Sandiganbayan caseload down 24 percent year-on-year


    THE Sandiganbayan yesterday warned government officials that the days of corruption cases “sleeping” for years and years in the court docket are gone.

    The yearend report released by the Sandiganbayan Records Office showed the court started 2020 with 3,981 pending cases, down 24 percent compared to 5,237 unresolved cases the year before – the lowest in four years.

    For the entire 2019, the anti-graft court’s seven divisions disposed of 1,114 cases.

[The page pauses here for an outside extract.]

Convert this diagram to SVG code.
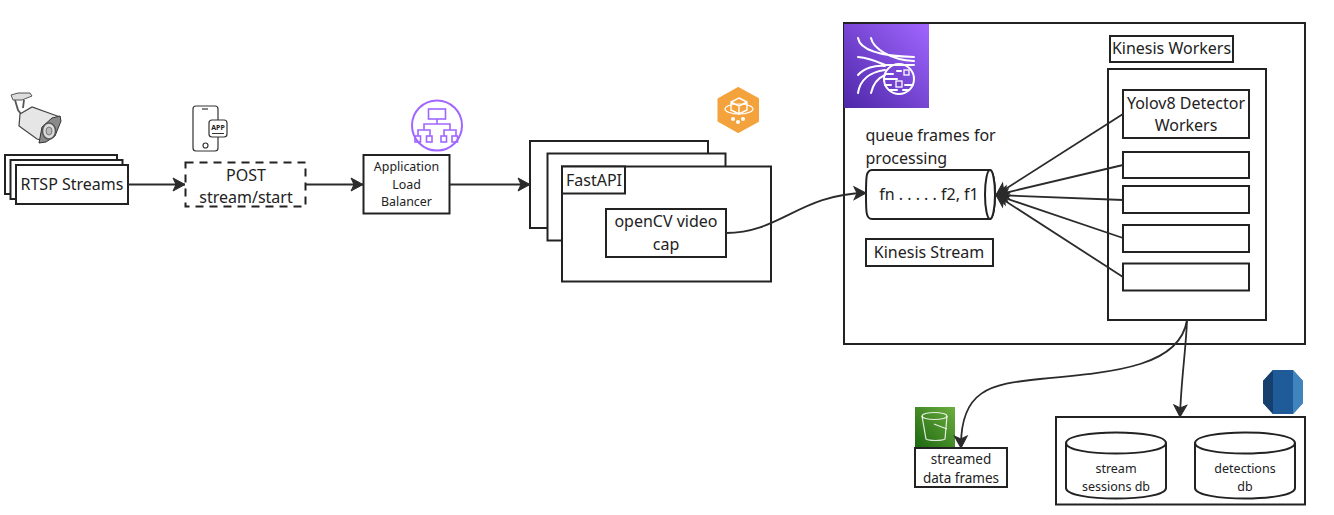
<svg xmlns="http://www.w3.org/2000/svg" width="1334" height="515" viewBox="0 0 1334 515">
<style>
.b{fill:#fff;stroke:#222;stroke-width:2}
.l{font-family:"Noto Sans",sans-serif;font-size:16px;fill:#222;text-anchor:middle}
.m{font-family:"Noto Sans",sans-serif;font-size:12.400px;fill:#222;text-anchor:middle}
.c{fill:none;stroke:#2b2b2b;stroke-width:1.800}
.w{fill:none;stroke:#fff;stroke-width:2;stroke-linecap:round}
.p{fill:none;stroke:#a166ff;stroke-width:1.600}
.i{fill:none;stroke:#333;stroke-width:1.200}
</style>
<defs>
<marker id="a" markerUnits="userSpaceOnUse" markerWidth="16" markerHeight="16" refX="13" refY="8" orient="auto"><path d="M1 1.500L13 8L1 14.500L4 8Z" fill="#2b2b2b" stroke="#2b2b2b"/></marker>
<linearGradient id="gp" x1="0" y1="1" x2="1" y2="0"><stop offset="0" stop-color="#4d27a8"/><stop offset="1" stop-color="#a166ff"/></linearGradient>
<linearGradient id="gg" x1="0" y1="1" x2="1" y2="0"><stop offset="0" stop-color="#1b660f"/><stop offset="1" stop-color="#6cae3e"/></linearGradient>
</defs>

<g id="camera">
<path d="M11 95L18 93H30L32 96L22 100H13Z" fill="#ddd" stroke="#555"/>
<path d="M15 100L18 110L21 114M24 100L23 108" fill="none" stroke="#555" stroke-width="1.800"/>
<path d="M20 114L32 107L60 117L45 141L37 139L19 126Z" fill="#e6e6e6" stroke="#444" stroke-width="1.200"/>
<path d="M39 143L42 127L52 118L60 116L61 121L55 136L46 142Z" fill="#8a8a8a" stroke="#333"/>
<ellipse cx="49" cy="131" rx="6.500" ry="8" fill="#ddd" stroke="#555" stroke-width="1.500"/>
<ellipse cx="49" cy="131" rx="3" ry="4" fill="#bbb" stroke="#777"/>
</g>
<g id="rtsp">
<rect class="b" x="5" y="155" width="112" height="39"/>
<rect class="b" x="10.500" y="160" width="112" height="39"/>
<rect class="b" x="16" y="165" width="112" height="39"/>
<text class="l" x="72" y="190">RTSP Streams</text>
</g>
<g id="phone">
<rect x="193" y="106" width="25" height="45" rx="3" fill="#fff" stroke="#333" stroke-width="1.200"/>
<path class="i" d="M202 109H208"/>
<circle class="i" cx="205.500" cy="145.500" r="2.500"/>
<rect x="209" y="120" width="18" height="17" rx="3" fill="#fff" stroke="#333" stroke-width="1.200"/>
<text x="218" y="130" font-family="Noto Sans,sans-serif" font-size="7" font-weight="700" fill="#222" text-anchor="middle">APP</text>
<path d="M212 133.500H224" stroke="#333"/>
</g>
<g id="post">
<rect x="185.500" y="162.500" width="120" height="44" fill="#fff" stroke="#222" stroke-width="2" stroke-dasharray="8 6"/>
<text class="l" x="246" y="181">POST</text>
<text class="l" x="246" y="203">stream/start</text>
</g>
<g id="alb-icon">
<circle cx="437" cy="125.500" r="25" fill="#fff" stroke="#a166ff" stroke-width="2"/>
<rect class="p" x="428.500" y="109" width="17" height="10"/>
<path class="p" d="M437 119V124M424 130V124H450V130M418 136V130H430V136M444 136V130H456V136"/>
<rect class="p" x="415" y="136" width="5.500" height="6"/><rect class="p" x="426.500" y="136" width="5.500" height="6"/><rect class="p" x="441" y="136" width="5.500" height="6"/><rect class="p" x="452" y="136" width="5.500" height="6"/>
</g>
<g id="alb">
<rect class="b" x="363.500" y="155" width="86" height="58.500"/>
<text class="m" x="406.500" y="171">Application</text>
<text class="m" x="406.500" y="189">Load</text>
<text class="m" x="406.500" y="206">Balancer</text>
</g>
<g id="fastapi-icon">
<path d="M738 88L758 99V121L738 132L718.500 121V99Z" fill="#f4a23c" stroke="#f4a23c" stroke-linejoin="round" stroke-width="2"/>
<path class="w" stroke-width="1.400" d="M739 98L747 102V110L739 114L731 110V102ZM731 102L739 106L747 102M739 106V114" style="stroke-width:1.400"/>
<ellipse class="w" cx="739" cy="109" rx="14" ry="5" style="stroke-width:1.200"/>
<circle cx="733" cy="119" r="2" fill="#fff"/><circle cx="743" cy="119" r="2" fill="#fff"/><circle cx="738" cy="122" r="2" fill="#fff"/>
</g>
<g id="fastapi">
<rect class="b" x="530" y="141" width="178" height="87"/>
<rect class="b" x="547.500" y="153.500" width="178" height="87"/>
<rect class="b" x="562" y="166.500" width="209" height="115"/>
<rect class="b" x="562" y="166.500" width="63" height="27"/>
<text class="l" x="594" y="186">FastAPI</text>
</g>
<g id="opencv">
<rect class="b" x="606" y="209" width="120" height="48"/>
<text class="l" x="666" y="227">openCV video</text>
<text class="l" x="666" y="250">cap</text>
</g>
<g id="kinesis">
<rect class="b" x="844" y="23" width="461" height="321"/>
<rect x="844" y="24" width="85" height="84" fill="url(#gp)"/>
<path class="w" d="M858 38C860 50 880 56 914 57M871 38C873 48 890 60 914 61M858 57C870 58 878 62 885 65H914M858 75C864 68 875 65 885 66M858 93C860 80 870 72 885 70M871 93C873 84 878 78 885 75"/>
<circle class="w" cx="899" cy="79" r="15"/>
<path class="w" d="M885 74H893M897 71H901M885 79H897M885 85H891M905 85H913M903 90H909M889 90H897"/>
<rect class="w" x="904" y="70" width="5" height="5" style="stroke-width:1.300"/>
<rect class="w" x="896" y="81" width="6" height="6" style="stroke-width:1.300"/>
</g>
<g id="queue-label">
<text class="l" x="865.500" y="141" style="text-anchor:start">queue frames for</text>
<text class="l" x="865.500" y="164" style="text-anchor:start">processing</text>
</g>
<g id="kinesis-stream">
<path class="b" d="M872 170H990A5 24.500 0 0 1 990 219H872C866 219 866 212 866 194.500C866 177 866 170 872 170Z"/>
<ellipse class="b" cx="990" cy="194.500" rx="5" ry="24.500"/>
<text class="l" x="929" y="200">fn . . . . . f2, f1</text>
</g>
<g id="kinesis-stream-label">
<rect class="b" x="866" y="239" width="127" height="27"/>
<text class="l" x="929" y="258">Kinesis Stream</text>
</g>
<g id="workers-label">
<rect class="b" x="1110" y="36" width="123" height="26"/>
<text class="l" x="1171.500" y="54">Kinesis Workers</text>
</g>
<g id="workers">
<rect class="b" x="1108" y="69" width="158" height="251"/>
</g>
<g id="worker-1">
<rect class="b" x="1123" y="90" width="126" height="48"/>
<text class="l" x="1186" y="109">Yolov8 Detector</text>
<text class="l" x="1186" y="131">Workers</text>
</g>
<g id="worker-2"><rect class="b" x="1123" y="152" width="126" height="26"/></g>
<g id="worker-3"><rect class="b" x="1123" y="186" width="126" height="27"/></g>
<g id="worker-4"><rect class="b" x="1123" y="225" width="126" height="27"/></g>
<g id="worker-5"><rect class="b" x="1123" y="263.500" width="126" height="27"/></g>
<g id="s3-icon">
<rect x="915" y="407" width="40" height="41" fill="url(#gg)"/>
<path d="M922 416L926 439C930 441 941 441 945 439L947 416" fill="none" stroke="#fff" stroke-opacity=".85" stroke-width="1.200"/>
<ellipse cx="934.500" cy="416" rx="12.500" ry="3.500" fill="none" stroke="#fff" stroke-opacity=".85" stroke-width="1.200"/>
<path d="M934 424L947 429" stroke="#fff" stroke-opacity=".85" stroke-width="1.200"/>
</g>
<g id="s3">
<rect class="b" x="915" y="448" width="92" height="39"/>
<text class="m" x="961" y="464" style="font-size:13.500px">streamed</text>
<text class="m" x="961" y="483" style="font-size:13.500px">data frames</text>
</g>
<g id="rds-icon">
<path d="M1273 370H1293L1303 381V403L1293 414H1273L1263 403V381Z" fill="#205b99"/>
<path d="M1273 370V414L1263 403V381Z" fill="#153f6c"/>
<path d="M1293 370L1303 381V403L1293 414Z" fill="#4084be"/>
</g>
<g id="rds">
<rect class="b" x="1056" y="417" width="249" height="87.500"/>
</g>
<g id="stream-sessions-db">
<path class="b" d="M1066 443C1066 429 1166 429 1166 443V488C1166 502 1066 502 1066 488Z"/>
<path class="b" d="M1066 443C1066 457 1166 457 1166 443" fill="none"/>
<text class="m" x="1116" y="473" style="font-size:12.500px">stream</text>
<text class="m" x="1116" y="491" style="font-size:12.500px">sessions db</text>
</g>
<g id="detections-db">
<path class="b" d="M1195 443C1195 429 1295 429 1295 443V488C1295 502 1195 502 1195 488Z"/>
<path class="b" d="M1195 443C1195 457 1295 457 1295 443" fill="none"/>
<text class="m" x="1245" y="473" style="font-size:12.500px">detections</text>
<text class="m" x="1245" y="491" style="font-size:12.500px">db</text>
</g>
<g id="connectors">
<path class="c" marker-end="url(#a)" d="M128 184.500H185"/>
<path class="c" marker-end="url(#a)" d="M306 184.500H363"/>
<path class="c" marker-end="url(#a)" d="M450 184.500H530"/>
<path class="c" marker-end="url(#a)" d="M726 233C780 233 800 194 866 193"/>
<path class="c" marker-end="url(#a)" d="M1123 114L996 195"/>
<path class="c" marker-end="url(#a)" d="M1123 165L996 195"/>
<path class="c" marker-end="url(#a)" d="M1123 200L996 195"/>
<path class="c" marker-end="url(#a)" d="M1123 238L996 195"/>
<path class="c" marker-end="url(#a)" d="M1123 277L996 195"/>
<path class="c" marker-end="url(#a)" d="M1187 320C1180 365 1120 372 1040 379C990 384 960 390 961 448"/>
<path class="c" marker-end="url(#a)" d="M1187 320C1186 350 1181 380 1180 417"/>
</g>
</svg>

    The Sandiganbayan has been consistently hitting case disposal north of the 1,000 mark in the past three years with 1,264 in 2017 and 1,075 in 2018 despite the passage in 2015 of Republic Act No. 10660 which created additional two divisions to speed up disposition of corruption cases against ranking public officials.

    Between 1995 to 2015, the previous five divisions averaged only 53 cases resolved for each month.

    Since adding two divisions in January 2016, the case disposal rate has jumped close to 80 cases per month.

    For 2019 alone, that number climbed several notches to just under 93 cases resolved per month.

    But the lower case load is not just attributable to the Sandiganbayan’s speed in conducting trial and rendering decisions. The low number of cases filed by the Office of the Ombudsman also played a part. For the whole of 2019, the Ombudsman only filed 198 cases – a 73-percent decline from 739 cases filed in 2018.

    It was the Sandiganbayan Fourth Division that stood out as 2019’s topnotcher in disposing the most number of cases with 236, followed closely by the Second Division at 233.
    The Fifth Division took is at no. 3 with 176 cases resolved, and the Third Division at no. 4 with 141 cases.

    The last three places were occupied by the Sixth Division (no. 5) with 120 cases, First Division (no. 6) with 106 cases, and Seventh Division (no. 7) with 102 cases.

    There were 228 public officials and private defendants convicted in 2019 against 224 acquittals and 110 who cases were dismissed.

    Out of the 228 convictions, 55 pleaded guilty to lesser offenses after securing plea bargain agreements with government prosecutors.